Your goal is to find the middle ground. This is often called the Goldilocks zone in modeling or simply “generalization” in statistics. You want a model, or a business strategy, that captures the main trends without getting confused by the random fluctuations.

You want to build for the rule, not the exception.

Signs You Are Overfitting Your Startup

#

It is easy to define this abstractly. It is much harder to spot when you are in the trenches. The pressure to please early customers is immense. You want revenue. You want retention. It feels safer to say yes to a feature request than to say no.

Don’t build custom software for one.
Don’t build custom software for one.
Here are a few scenarios where overfitting commonly occurs in early-stage companies.

The “Whale” Client Trap

You land a massive client early on. They are paying you more than everyone else combined. They ask for a specific reporting feature that only applies to their internal workflow. You build it. Then they ask for a custom integration. You build that too.

Six months later, you realize you have not built a SaaS product. You have built custom software for one company. You overfitted your product roadmap to a single data point. When you try to sell to the next whale, they have a different workflow, and your product is now rigid and bloated with features that only one entity uses.

The Pivot Based on a Bad Week

You run a marketing campaign. It flops. You get zero leads for three days. You panic and decide that your messaging is wrong, your pricing is wrong, and your target audience doesn’t exist.

You completely overhaul your landing page based on three days of silence.

This is overfitting to a short time horizon. Business is noisy. Sometimes you just have a bad week. If you change your strategy every time the data dips, you are chasing noise. You are not letting the model run long enough to see the actual trend line.

The Feature Factory

You have a backlog of 200 features because every time a user asks for something, you add it to the list. You believe that a better product is one that has more features.

The result is a complex, unusable mess. Instead of solving the core problem elegantly, you have patched together a solution for every edge case you have ever encountered. New users sign up and are overwhelmed. They leave because the learning curve is too steep.

You overfitted for the power users at the expense of the new users.

How to Avoid the Trap

#

The solution to overfitting in data science is often cross-validation. You train the model on one set of data, and then you test it on a completely different set of data that the model has never seen before.

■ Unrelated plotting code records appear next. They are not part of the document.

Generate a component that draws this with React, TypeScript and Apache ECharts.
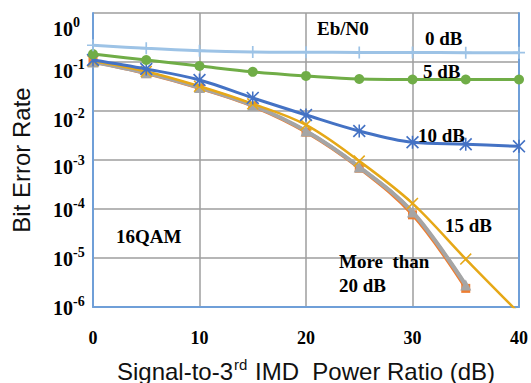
import React, { useEffect, useRef } from "react";
import * as echarts from "echarts";

const xs = [0, 5, 10, 15, 20, 25, 30, 35, 40];
const ber0dB = [0.22, 0.19, 0.17, 0.16, 0.158, 0.157, 0.156, 0.155, 0.155];
const ber5dB = [0.145, 0.11, 0.083, 0.063, 0.052, 0.045, 0.044, 0.044, 0.044];
const ber10dB = [0.11, 0.072, 0.043, 0.0185, 0.0083, 0.0039, 0.0023, 0.0021, 0.0019];
const ber15dB = [0.105, 0.064, 0.032, 0.014, 0.0052, 0.00095, 0.00013, 0.0000095, 0.00000075];
const ber20dB = [0.1, 0.058, 0.029, 0.0125, 0.0037, 0.00068, 0.000076, 0.0000024];
const ber25dB = [0.1, 0.06, 0.03, 0.013, 0.0039, 0.00072, 0.000087, 0.0000028];
const ber30dB = [0.102, 0.061, 0.031, 0.0133, 0.0041, 0.00076, 0.000092, 0.000003];

const xTicks = [0, 10, 20, 30, 40];
// exponents of the y tick labels, split over two label layers so that they never collide
const yExpA = [0, -2, -4, -6];
const yExpB = [-1, -3, -5];
// spacer heights pushing each y tick label below its gridline, for 10^0 .. 10^-6
const yLabelGap = [32, 18, 17, 14, 1, 2, 1];

const annotations = [
  { text: "Eb/N0", x: 317, y: 28 },
  { text: "0 dB", x: 425, y: 38 },
  { text: "5 dB", x: 423, y: 71 },
  { text: "10 dB", x: 418, y: 135 },
  { text: "15 dB", x: 445, y: 225 },
  { text: "More  than", x: 339, y: 261 },
  { text: "20 dB", x: 339, y: 285 },
  { text: "16QAM", x: 116, y: 236 },
];

const plusPath = "path://M4.3,0H5.7V4.3H10V5.7H5.7V10H4.3V5.7H0V4.3H4.3Z";
const xPath =
  "path://M0,0.9L0.9,0L5,4.1L9.1,0L10,0.9L5.9,5L10,9.1L9.1,10L5,5.9L0.9,10L0,9.1L4.1,5Z";
const starPath =
  "path://M0,0.9L0.9,0L5,4.1L9.1,0L10,0.9L5.9,5L10,9.1L9.1,10L5,5.9L0.9,10L0,9.1L4.1,5ZM4.4,0H5.6V10H4.4Z";

const SERIF = "Liberation Serif";
const SANS = "Liberation Sans";
const BLUE_AXIS = "#6f9fd8";
const GRID_GRAY = "#9e9e9e";

function pairs(arr: number[]) {
  return arr.map((v, i) => [xs[i], v]);
}

export default function App() {
  const ref = useRef<HTMLDivElement>(null);
  useEffect(() => {
    if (!ref.current) return;
    const chart = echarts.init(ref.current, null, { renderer: "svg" });

    const rich: any = {
      b: { fontFamily: SERIF, fontWeight: "bold", fontSize: 20, lineHeight: 22, color: "#000" },
      s: { fontFamily: SERIF, fontWeight: "bold", fontSize: 14, lineHeight: 14, color: "#000", padding: [0, 0, 13, 0] },
    };
    yLabelGap.forEach((g, i) => {
      rich["g" + i] = { fontSize: 1, lineHeight: g, height: g };
    });

    const labelFormatter = (allowed: number[]) => (v: number) => {
      const e = Math.round(Math.log10(v));
      if (Math.abs(Math.log10(v) - e) > 1e-6 || !allowed.includes(e)) return "";
      return `{g${-e}| }\n{b|10}{s|${e}}`;
    };

    const mkLine = (
      name: string,
      data: number[],
      color: string,
      width: number,
      symbol: string,
      symbolSize: number,
      z: number
    ) => ({
      name,
      type: "line",
      data: pairs(data),
      smooth: 0.35,
      symbol,
      symbolSize,
      showSymbol: symbol !== "none",
      z,
      lineStyle: { color, width },
      itemStyle: { color, borderWidth: 0 },
      emphasis: { disabled: true },
    });

    const logBase = {
      type: "log",
      logBase: 10,
      min: 1e-6,
      max: 1,
      splitNumber: 6,
    };

    chart.setOption({
      animation: false,
      grid: { left: 93, right: 12, top: 13, bottom: 76, containLabel: false, outerBoundsMode: "none" },
      xAxis: [
        {
          type: "value",
          min: 0,
          max: 40,
          interval: 10,
          z: 0,
          axisLine: { show: false },
          axisTick: { show: false },
          splitLine: { show: true, lineStyle: { color: GRID_GRAY, width: 1.5 } },
          axisLabel: {
            margin: 22,
            fontFamily: SERIF,
            fontWeight: "bold",
            fontSize: 18,
            color: "#000",
            showMinLabel: true,
            showMaxLabel: true,
            formatter: (v: number) => (xTicks.includes(v) ? String(v) : ""),
          },
          name: "{t|Signal-to-3}{u|rd}{t| IMD  Power Ratio (dB)}",
          nameLocation: "middle",
          nameGap: 51,
          nameTextStyle: {
            rich: {
              t: { fontFamily: SANS, fontSize: 24, color: "#111", lineHeight: 26 },
              u: { fontFamily: SANS, fontSize: 15, color: "#111", lineHeight: 15, padding: [0, 1, 13, 1] },
            },
          },
        },
        {
          type: "value",
          position: "bottom",
          min: 0,
          max: 40,
          interval: 10,
          z: 1.5,
          axisLine: { show: true, onZero: false, lineStyle: { color: BLUE_AXIS, width: 2 } },
          axisTick: { show: false },
          axisLabel: { show: false },
          splitLine: { show: false },
        },
      ],
      yAxis: [
        {
          ...logBase,
          z: 1,
          axisLine: { show: true, onZero: false, lineStyle: { color: BLUE_AXIS, width: 2 } },
          axisTick: { show: false },
          splitLine: { show: true, lineStyle: { color: GRID_GRAY, width: 1.5 } },
          axisLabel: {
            margin: 40,
            align: "left",
            rich,
            showMinLabel: true,
            showMaxLabel: true,
            hideOverlap: false,
            formatter: labelFormatter(yExpA),
          },
          name: "Bit Error Rate",
          nameLocation: "middle",
          nameGap: 60,
          nameMoveOverlap: false,
          nameTextStyle: { fontFamily: SANS, fontSize: 24, color: "#111" },
        },
        {
          ...logBase,
          position: "left",
          z: 1,
          axisLine: { show: false },
          axisTick: { show: false },
          splitLine: { show: false },
          axisLabel: {
            margin: 40,
            align: "left",
            rich,
            showMinLabel: false,
            showMaxLabel: false,
            hideOverlap: false,
            formatter: labelFormatter(yExpB),
          },
        },
        {
          ...logBase,
          position: "right",
          z: 1.5,
          axisLine: { show: true, onZero: false, lineStyle: { color: BLUE_AXIS, width: 2 } },
          axisTick: { show: false },
          axisLabel: { show: false },
          splitLine: { show: false },
        },
      ],
      series: [
        mkLine("20 dB", ber20dB, "#ed7d31", 3, "rect", 9, 3),
        mkLine("30 dB", ber30dB, "#5b9bd5", 1.5, "none", 0, 3),
        mkLine("25 dB", ber25dB, "#a5a5a5", 4, "triangle", 11, 4),
        mkLine("15 dB", ber15dB, "#e6a817", 2.5, xPath, 12, 5),
        mkLine("10 dB", ber10dB, "#4472c4", 3, starPath, 13, 6),
        mkLine("5 dB", ber5dB, "#70ad47", 3, "circle", 10, 7),
        mkLine("0 dB", ber0dB, "#9dc3e6", 3, plusPath, 12, 8),
      ],
      graphic: annotations.map((a) => ({
        type: "text",
        x: a.x,
        y: a.y,
        z: 100,
        style: {
          text: a.text,
          fill: "#000",
          font: `bold 19px "${SERIF}"`,
          verticalAlign: "middle",
          align: "left",
        },
      })),
    });
    return () => chart.dispose();
  }, []);
  return (
    <div
      ref={ref}
      style={{ position: "fixed", left: 0, top: 0, width: 531, height: 383, background: "#fff" }}
    />
  );
}
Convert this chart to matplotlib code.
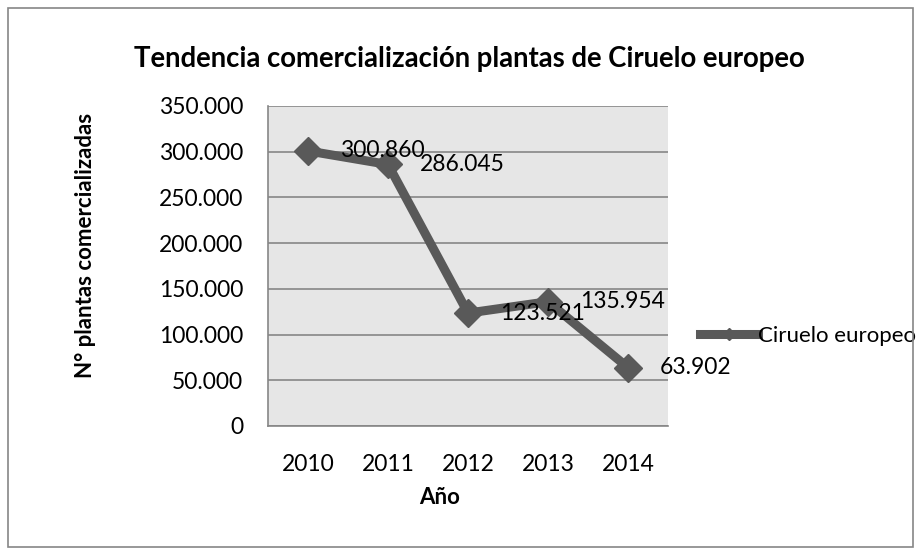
import matplotlib
matplotlib.use("Agg")
from matplotlib import pyplot as plt
from matplotlib.patches import Rectangle
from matplotlib.ticker import FuncFormatter

# data
years = ['2010', '2011', '2012', '2013', '2014']
plants = [300860, 286045, 123521, 135954, 63902]
series_name = 'Ciruelo europeo'

plt.rcParams['font.family'] = ['Lato', 'DejaVu Sans']

W, H = 921, 555
fig = plt.figure(figsize=(W / 100, H / 100), dpi=100)
ax = fig.add_axes([268 / W, 1 - 426 / H, 400 / W, 320 / H])

line_color = '#595959'
x = list(range(len(years)))
ax.plot(x, plants, color=line_color, linewidth=6.5, marker='D', markersize=14,
        solid_joinstyle='miter', label=series_name)


def es_fmt(v):
    return f'{int(v):,}'.replace(',', '.')


# data labels to the right of each point
for xi, v in zip(x, plants):
    ax.annotate(es_fmt(v), (xi, v), xytext=(23, 0), textcoords='offset points',
                ha='left', va='center', fontsize=16.5, color='black', clip_on=False)

ax.set_xlim(-0.5, len(years) - 0.5)
ax.set_ylim(0, 350000)
ax.set_yticks(range(0, 350001, 50000))
ax.yaxis.set_major_formatter(FuncFormatter(lambda v, p: es_fmt(v)))
ax.set_xticks(x)
ax.set_xticklabels(years)

ax.set_facecolor('#e6e6e6')
ax.grid(axis='y', color='#868686', linewidth=1.2)
ax.set_axisbelow(True)
for s in ['top', 'right']:
    ax.spines[s].set_visible(False)
for s in ['left', 'bottom']:
    ax.spines[s].set_color('#868686')
    ax.spines[s].set_linewidth(1.2)
ax.tick_params(length=0, labelsize=16.5)
ax.tick_params(axis='y', pad=18)
ax.tick_params(axis='x', pad=20)

fig.text(85 / W, 1 - 245 / H, 'N° plantas comercializadas', rotation=90,
         ha='center', va='center', fontsize=16, fontweight='bold')
fig.text(440 / W, 1 - 498 / H, 'Año', ha='center', va='center',
         fontsize=16, fontweight='bold')
fig.text(469 / W, 1 - 59 / H, 'Tendencia comercialización plantas de Ciruelo europeo',
         ha='center', va='center', fontsize=19.8, fontweight='bold')

leg = ax.legend(loc='center left', bbox_to_anchor=(700 / W, 1 - 336 / H),
                bbox_transform=fig.transFigure, frameon=False,
                fontsize=16, handlelength=2.6, handletextpad=0.0, borderaxespad=0,
                borderpad=0, markerscale=0.45)

# outer chart border
fig.patches.append(Rectangle((8 / W, 8 / H), 905 / W, 539 / H,
                             transform=fig.transFigure, fill=False,
                             edgecolor='#868686', linewidth=1.2))

plt.savefig('out.png', dpi=100)
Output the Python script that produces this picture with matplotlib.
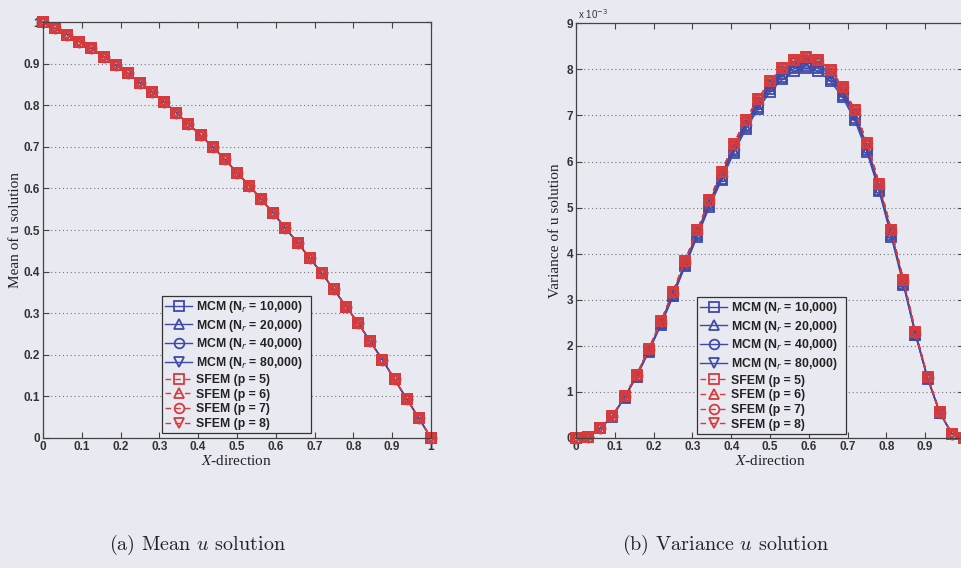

In business, you need to do the same thing.

Validate with Cohorts

When you get feedback that suggests a major change, do not implement it for everyone immediately. Test it on a new group of customers. Does this feature request from your first ten customers actually help the next ten customers? Or does it confuse them?

If the new cohort doesn’t value the change, you were likely overfitting to the first group.

Look for Patterns, Not Anecdotes

Stop reacting to single data points. Wait until you hear the same thing three, five, or ten times. A pattern is a signal. A single angry email is an anecdote.

It requires discipline to sit on your hands when a customer is shouting. But you have to ask yourself if fixing this one person’s problem breaks the system for the hundred people who are currently happy.

Simplify Your Model

In statistics, complex models are more prone to overfitting. Simple models are more robust. The same is true for business models and products.

Complexity is the enemy of scale. If your sales process requires twenty exceptions to close a deal, you have overfitted your sales process. If your product requires a manual onboarding call to explain the interface, you have overfitted your design.

Aim for simplicity. A simple solution that works for 80 percent of the market is infinitely more valuable than a complex solution that works perfectly for 10 percent.

Building a company is about pattern recognition. You are looking for the universal truths in your market. You will never find them if you are too busy obsessing over the microscopic details of your current dataset. Step back. look at the trend line. Build for the future, not just for the data you have today.